As you gently fold, watch for a consistent color and texture. The mixture should be relatively smooth, but don’t worry about achieving perfect uniformity. A few streaks of whipped topping are preferable to a deflated, over-mixed result. The residual streaks will blend in as the mixture rests or is baked.

What happens if I over-fold whipped topping?

Over-folding whipped topping leads to a loss of volume and a denser, less airy texture. You’ll notice the mixture becomes flatter and more watery as the air bubbles are broken down. This can negatively impact the final product, making it heavier and less appealing.

In some cases, over-folding can also cause separation, where the whipped topping breaks down and releases liquid. This can result in a soggy or uneven texture in your finished dish. To avoid this, always fold gently and stop mixing as soon as the ingredients are mostly combined.

Can I fold in other ingredients besides whipped topping?

Yes, the folding technique is widely used for incorporating other delicate ingredients besides whipped topping. Meringue, beaten egg whites, and even lightly whipped cream are often folded into batters or other mixtures to maintain their airy texture and volume.

The same principles apply regardless of the ingredient you’re folding in. The goal is to gently combine the lighter ingredient with the heavier one without deflating it. Whether you’re working with meringue for a soufflé or beaten egg whites for a cake, using the folding technique will help you achieve a light and airy result.

Are there any specific tips for folding in whipped topping with delicate ingredients, like berries?

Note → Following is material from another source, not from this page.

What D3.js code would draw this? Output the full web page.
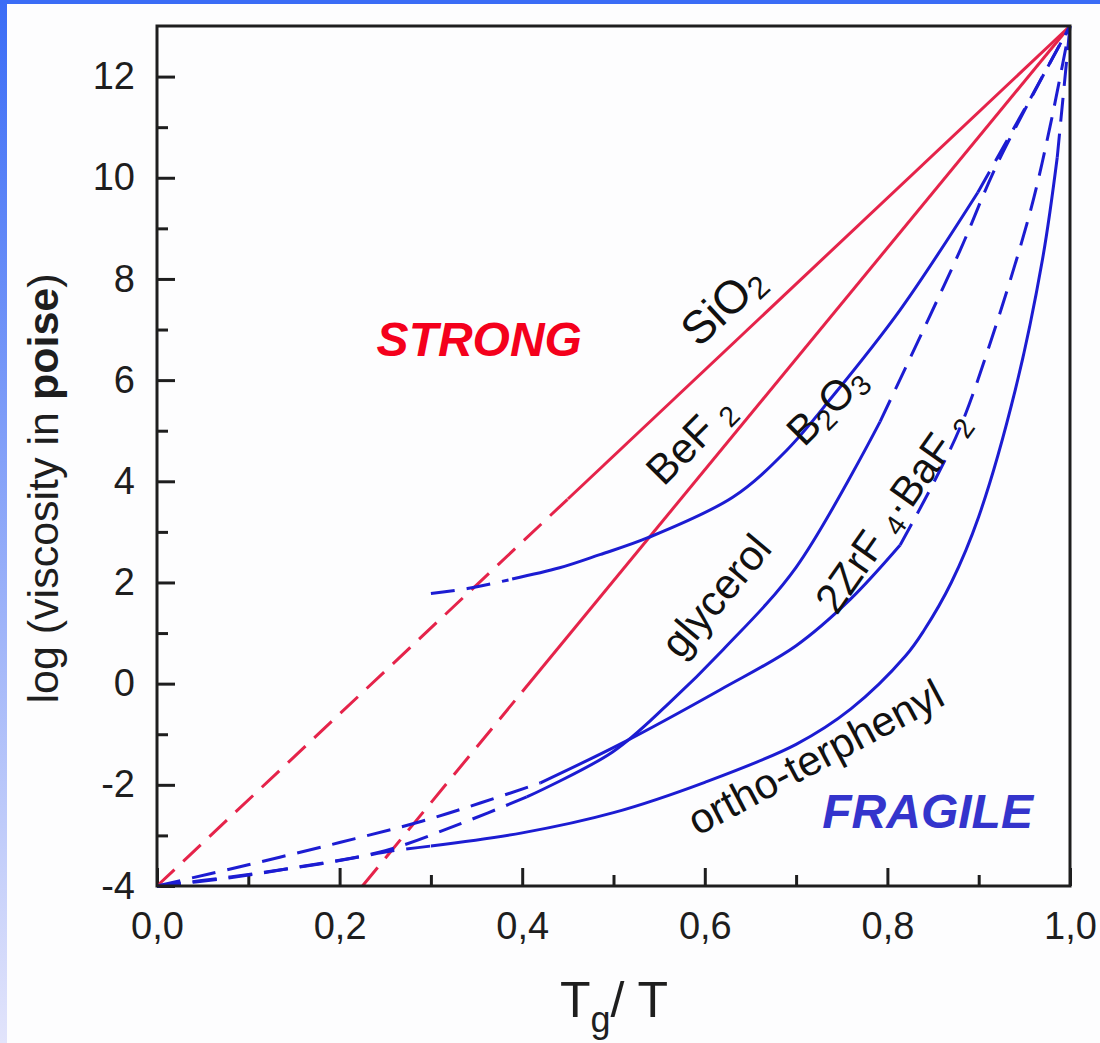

When folding in whipped topping with delicate ingredients like berries, extra care is needed to prevent crushing or bruising them. Gently fold the whipped topping into the heavier base mixture first, ensuring it’s mostly combined.

Then, gently sprinkle the berries on top of the whipped topping mixture. Use the same folding technique, but be even more careful and deliberate. Lift the mixture from the bottom and fold it over the berries, being mindful not to over-mix. The goal is to distribute the berries evenly without breaking them down.